George W. Bush sourced his paintings from Google. So what?!


George W. Bush’s portrait of Russian President Vladimir Putin, which is part of the exhibit “The Art of Leadership: A President’s Diplomacy.” (Benny Snyder/AP)

A faux scandal emerged in the art world this week over the provenance of George W. Bush’s latest paintings. The portraits of world leaders were clearly painted from photographs, a fairly common practice among even established portraitists. But they weren’t painted from just any photos, it turns out. The photos appear to have come from … a Google image search.

Are you experiencing horror right now? Shock? Derision? Because somehow, for some reason, the “revelation” that a former president uses the world’s largest search engine has been greeted by nothing less in certain corners of the Internet. Writes Greg Allen, the filmmaker and arts writer who dug all this up:

Bush based his paintings on the literally first-to-surface, easiest-to-find photos of his subjects … He apparently did not tap the enormous archive of photos, taken by the professionals who followed him every day for eight years, which are contained in his giant library.
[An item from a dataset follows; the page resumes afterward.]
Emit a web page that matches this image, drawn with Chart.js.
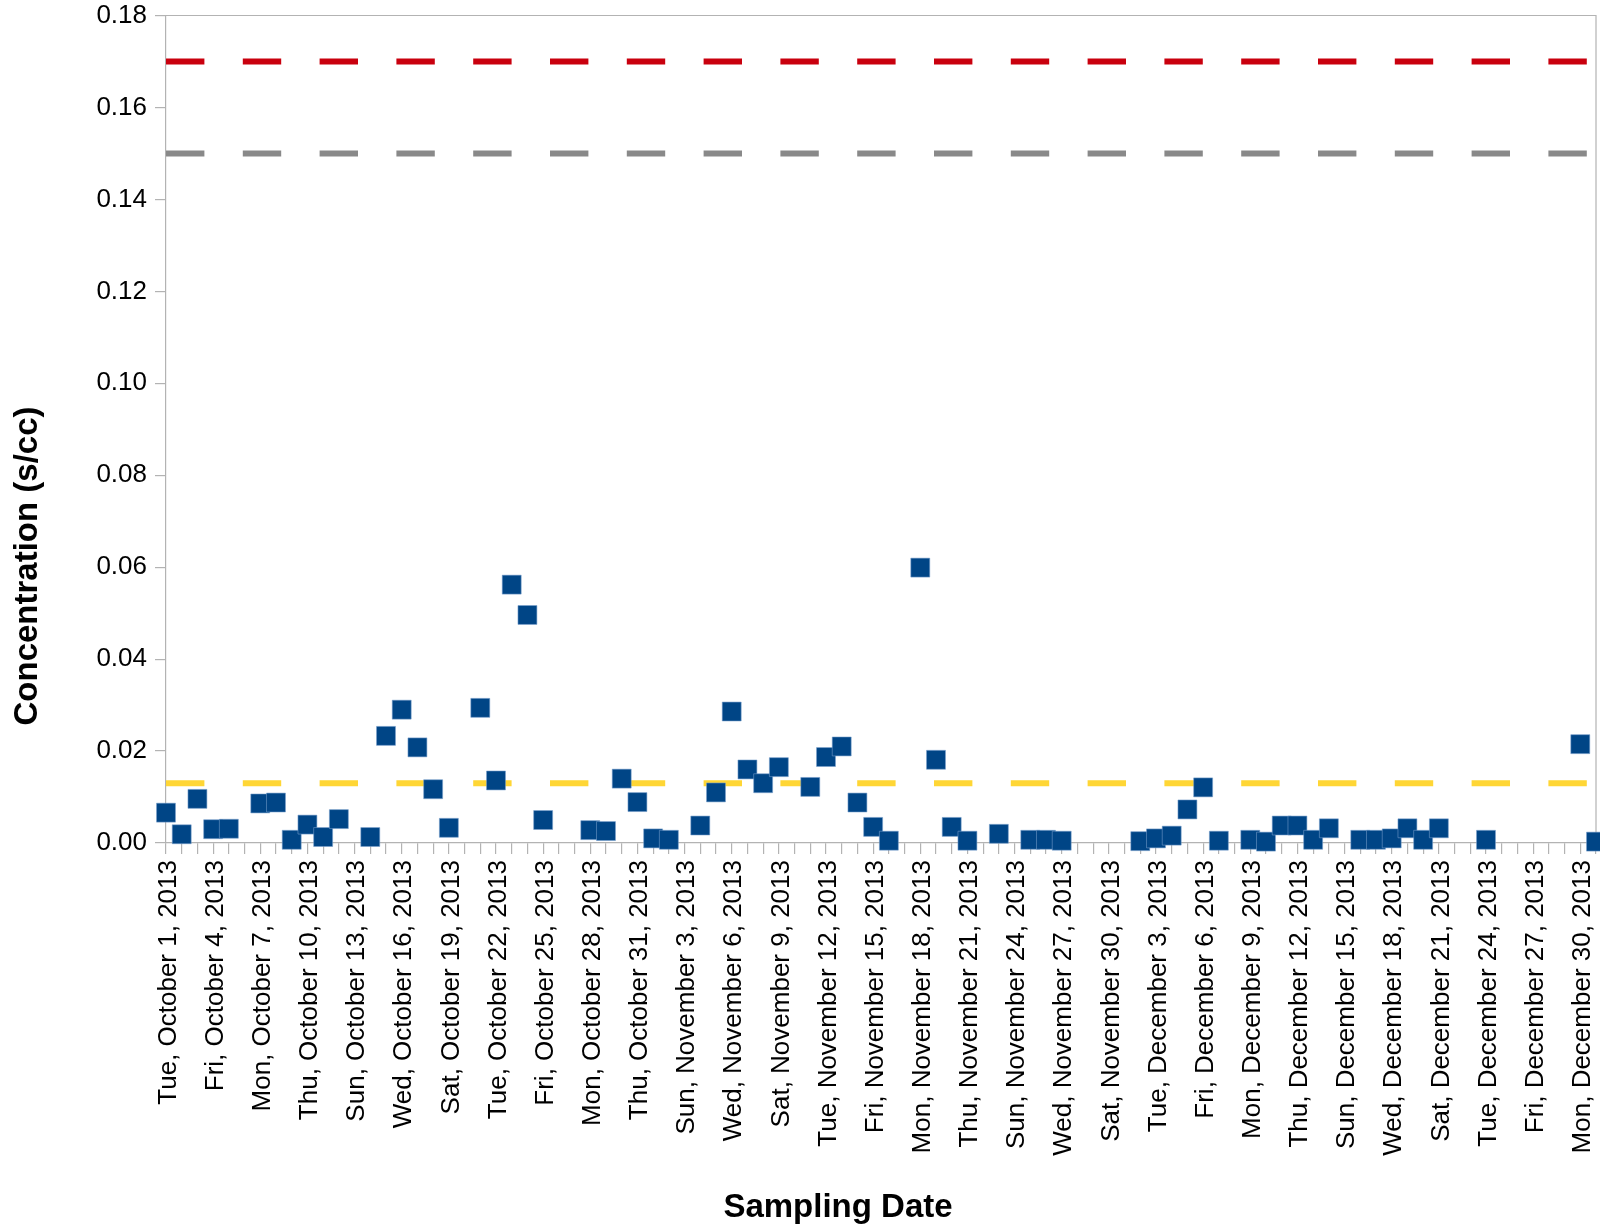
<!DOCTYPE html>
<html>
<head>
<meta charset="utf-8">
<script src="https://cdn.jsdelivr.net/npm/chart.js@4.4.1/dist/chart.umd.min.js"></script>
<style>
  html, body { margin: 0; padding: 0; background: #ffffff; }
  #wrap { width: 1600px; height: 1228px; position: relative; }
</style>
</head>
<body>
<div id="wrap"><canvas id="c" width="1600" height="1228"></canvas></div>
<script>
// ---- data ----
const sampleDates = [
  "2013-10-01","2013-10-02","2013-10-03","2013-10-04","2013-10-05","2013-10-07","2013-10-08",
  "2013-10-09","2013-10-10","2013-10-11","2013-10-12","2013-10-14","2013-10-15","2013-10-16",
  "2013-10-17","2013-10-18","2013-10-19","2013-10-21","2013-10-22","2013-10-23","2013-10-24",
  "2013-10-25","2013-10-28","2013-10-29","2013-10-30","2013-10-31","2013-11-01","2013-11-02",
  "2013-11-04","2013-11-05","2013-11-06","2013-11-07","2013-11-08","2013-11-09","2013-11-11",
  "2013-11-12","2013-11-13","2013-11-14","2013-11-15","2013-11-16","2013-11-18","2013-11-19",
  "2013-11-20","2013-11-21","2013-11-23","2013-11-25","2013-11-26","2013-11-27","2013-12-02",
  "2013-12-03","2013-12-04","2013-12-05","2013-12-06","2013-12-07","2013-12-09","2013-12-10",
  "2013-12-11","2013-12-12","2013-12-13","2013-12-14","2013-12-16","2013-12-17","2013-12-18",
  "2013-12-19","2013-12-20","2013-12-21","2013-12-24","2013-12-30","2013-12-31"
];
const concentration = [
  0.0066,0.0019,0.0096,0.0030,0.0031,0.0086,0.0088,
  0.0007,0.0040,0.0013,0.0052,0.0013,0.0233,0.0290,
  0.0208,0.0117,0.0033,0.0294,0.0136,0.0562,0.0496,
  0.0050,0.0028,0.0026,0.0140,0.0089,0.0010,0.0007,
  0.0038,0.0110,0.0286,0.0160,0.0130,0.0165,0.0122,
  0.0187,0.0210,0.0088,0.0035,0.0005,0.0599,0.0181,
  0.0035,0.0005,0.0020,0.0007,0.0007,0.0005,0.0004,
  0.0010,0.0016,0.0073,0.0121,0.0005,0.0007,0.0003,
  0.0038,0.0038,0.0007,0.0032,0.0007,0.0007,0.0010,
  0.0032,0.0007,0.0032,0.0007,0.0215,0.0003
];
const thresholdRed = 0.17;
const thresholdGray = 0.15;
const thresholdYellow = 0.013;
const axisStart = "2013-10-01";
const axisEnd = "2013-12-31";
const xTickLabels = [
  "Tue, October 1, 2013","Fri, October 4, 2013","Mon, October 7, 2013","Thu, October 10, 2013",
  "Sun, October 13, 2013","Wed, October 16, 2013","Sat, October 19, 2013","Tue, October 22, 2013",
  "Fri, October 25, 2013","Mon, October 28, 2013","Thu, October 31, 2013","Sun, November 3, 2013",
  "Wed, November 6, 2013","Sat, November 9, 2013","Tue, November 12, 2013","Fri, November 15, 2013",
  "Mon, November 18, 2013","Thu, November 21, 2013","Sun, November 24, 2013","Wed, November 27, 2013",
  "Sat, November 30, 2013","Tue, December 3, 2013","Fri, December 6, 2013","Mon, December 9, 2013",
  "Thu, December 12, 2013","Sun, December 15, 2013","Wed, December 18, 2013","Sat, December 21, 2013",
  "Tue, December 24, 2013","Fri, December 27, 2013","Mon, December 30, 2013"
];
const yTitle = "Concentration (s/cc)";
const xTitle = "Sampling Date";

// ---- helpers ----
function dayIndex(s) {
  const [y, m, d] = s.split("-").map(Number);
  const [y0, m0, d0] = axisStart.split("-").map(Number);
  return Math.round((Date.UTC(y, m - 1, d) - Date.UTC(y0, m0 - 1, d0)) / 86400000);
}
const xMax = dayIndex(axisEnd);
const points = sampleDates.map((s, i) => ({ x: dayIndex(s), y: concentration[i] }));
const hLine = v => [{ x: 0, y: v }, { x: xMax, y: v }];

const FONT = "'Liberation Sans', Arial, sans-serif";
const DASH = [38.4, 38.4];

function zeroPad(scale) {
  scale.paddingTop = 0; scale.paddingBottom = 0;
  scale.paddingLeft = 0; scale.paddingRight = 0;
}

const framePlugin = {
  id: 'frame',
  beforeDatasetsDraw(chart) {
    const { ctx, chartArea: a } = chart;
    ctx.save();
    ctx.strokeStyle = '#b3b3b3';
    ctx.lineWidth = 1.2;
    ctx.beginPath();
    ctx.moveTo(a.left, a.top);
    ctx.lineTo(a.right, a.top);
    ctx.lineTo(a.right, a.bottom);
    ctx.stroke();
    ctx.restore();
  },
  afterDraw(chart) {
    const { ctx } = chart;
    ctx.save();
    ctx.fillStyle = '#000';
    ctx.font = "bold 33px " + FONT;
    ctx.textAlign = 'center';
    ctx.textBaseline = 'middle';
    ctx.translate(28, 566);
    ctx.rotate(-Math.PI / 2);
    ctx.fillText(yTitle, 0, 0);
    ctx.restore();
    ctx.save();
    ctx.fillStyle = '#000';
    ctx.font = "bold 33px " + FONT;
    ctx.textAlign = 'center';
    ctx.textBaseline = 'middle';
    ctx.fillText(xTitle, 838, 1208);
    ctx.restore();
  }
};

new Chart(document.getElementById('c'), {
  type: 'scatter',
  data: {
    datasets: [
      {
        label: 'Concentration',
        data: points,
        pointStyle: 'rect',
        pointRadius: 13.4,
        pointHoverRadius: 13.4,
        backgroundColor: '#004586',
        borderColor: 'rgba(120,160,205,0.7)',
        borderWidth: 0.8,
        clip: false,
        order: 0
      },
      {
        type: 'line', data: hLine(thresholdRed), borderColor: '#c9000e', borderWidth: 6,
        borderDash: DASH, pointRadius: 0, fill: false, order: 1, borderCapStyle: 'butt'
      },
      {
        type: 'line', data: hLine(thresholdGray), borderColor: '#898989', borderWidth: 6,
        borderDash: DASH, pointRadius: 0, fill: false, order: 2, borderCapStyle: 'butt'
      },
      {
        type: 'line', data: hLine(thresholdYellow), borderColor: '#ffd635', borderWidth: 6,
        borderDash: DASH, pointRadius: 0, fill: false, order: 3, borderCapStyle: 'butt'
      }
    ]
  },
  options: {
    responsive: false,
    animation: false,
    devicePixelRatio: 1,
    layout: { autoPadding: false, padding: { top: 15.5, right: 4, left: 0, bottom: 0 } },
    plugins: { legend: { display: false }, tooltip: { enabled: false } },
    events: [],
    scales: {
      x: {
        type: 'linear',
        min: 0,
        max: xMax,
        afterFit(scale) { scale.height = 1228 - 843; zeroPad(scale); },
        afterBuildTicks(scale) {
          const t = [];
          for (let i = 0; i <= xMax; i++) t.push({ value: i });
          scale.ticks = t;
        },
        ticks: {
          autoSkip: false,
          maxRotation: 90,
          minRotation: 90,
          padding: 6,
          labelOffset: 2.5,
          color: '#000',
          font: { family: FONT, size: 26 },
          callback(v) {
            return (v % 3 === 0) ? (xTickLabels[v / 3] || '') : '';
          }
        },
        grid: { drawOnChartArea: false, drawTicks: true, tickLength: 11, color: '#b3b3b3', lineWidth: 1.2 },
        border: { display: true, color: '#b3b3b3', width: 1.2 }
      },
      y: {
        type: 'linear',
        min: 0,
        max: 0.18,
        afterFit(scale) { scale.width = 166; zeroPad(scale); },
        ticks: {
          stepSize: 0.02,
          padding: 8,
          color: '#000',
          font: { family: FONT, size: 26 },
          callback(v) { return Number(v).toFixed(2); }
        },
        grid: { drawOnChartArea: false, drawTicks: true, tickLength: 11, color: '#b3b3b3', lineWidth: 1.2 },
        border: { display: true, color: '#b3b3b3', width: 1.2 }
      }
    }
  },
  plugins: [framePlugin]
});
</script>
</body>
</html>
Instead, it seems, he Googled the world leaders he made such impactful relationships with himself, and took the first straight-on headshot he saw.

A couple of things here. First off, Google results are not static rankings that display the exact same results for different people at different times. The algorithms change constantly, which means that whatever the top image result was when Allen Googled “Angela Merkel” was likely not the top result whenever Bush did the same. Google also personalizes individual results, and result order, based on the searcher’s history.

These are small quibbles, because the big results — official portraits, book covers — will probably all come up no matter what. But it’s unfair, and demonstrably untrue, to say Bush painted the very first photo that surfaced. There’s no way to know what that photo was.

And even if Bush did paint Google’s top images, it’s unclear how that’s substantially different from, say, clicking to the second page of Google results, or searching an archive instead of the Web. It certainly doesn’t connote unoriginality or worse, plagiarism, as some critics have implied. If anything, it was just efficient — Google’s entire business model is prefaced on the idea that it surfaces the best, most relevant results to every query. So if you’re setting out to paint iconic photos of various world leaders, does outsourcing the exact choice of photo to Google represent laziness … or a basic recognition that the search engine recognizes iconic content better than you? In fact, doesn’t Google itself make certain images iconic, based on their placement in search?

Do we really think Dubya pondered any of these things?

When all is said and searched, we’re probably reading more into Bush’s process than said process honestly deserves. Let’s just enjoy “The Art of Leadership” for what it most literally is: an awkward, amusing exhibit that has spawned many Google image searches … and many, many jokes.